General Boycott of paying your Taxes

If you do not like what the government is doing under Trump/Musk and the republican party, next year, in April of 2026, for the 2025 tax year, if you can, please consider not paying your taxes.

If enough people do not pay taxes and it truly gets the attention of Congress, it could serve as incentive for Congress to rewrite the tax code; a tax code that is fair and does not increase the tax on people making less than 400k a year but taxes all upper levels of income, imposes a responsible corporate tax burden, cuts wasteful and fraudulent subsidies, waivers, exclusions, limits, creates more tax brackets for the upper levels of income that have not been adequately taxed since the 1970s, closes tax shelter loopholes and offshore tax-free havens by making them taxable accounts, we would finally have the tax code that is fair that we need.

There are penalties for not filing your taxes at tax time. Filing your taxes prevents having to pay penalties for not filing them. The two options are filing, or not filing your taxes.

There are late fee penalties if you don’t pay your taxes.

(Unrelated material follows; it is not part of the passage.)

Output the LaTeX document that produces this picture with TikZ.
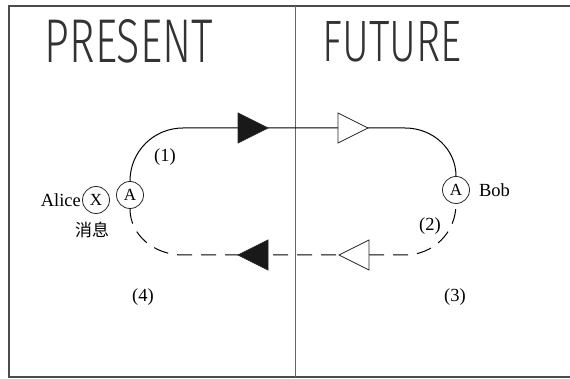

If enough people do not pay their taxes that it gets the attention of Congress and makes Congress realize that it has to do something and fix the tax code, penalties for not filing taxes and for not paying them during a boycott should be rescinded. But this needs to be a condition that is understood by Congress by the people not paying taxes until there is a new fair tax code in place. We, the people, we, the tax payers, can resume paying our taxes as we have always done, after we have a fair tax code and when we have a guarantee from Congress that there will be no penalties for having not filed or paid taxes until then, however many years that may take.

Not paying taxes for as long as it takes to get Congress to rewrite a new fair tax code could take a long time. It may take years. However, not paying taxes for one, or two, or more years until we have a fair tax code, if we end up with a fair tax code, would be worthwhile.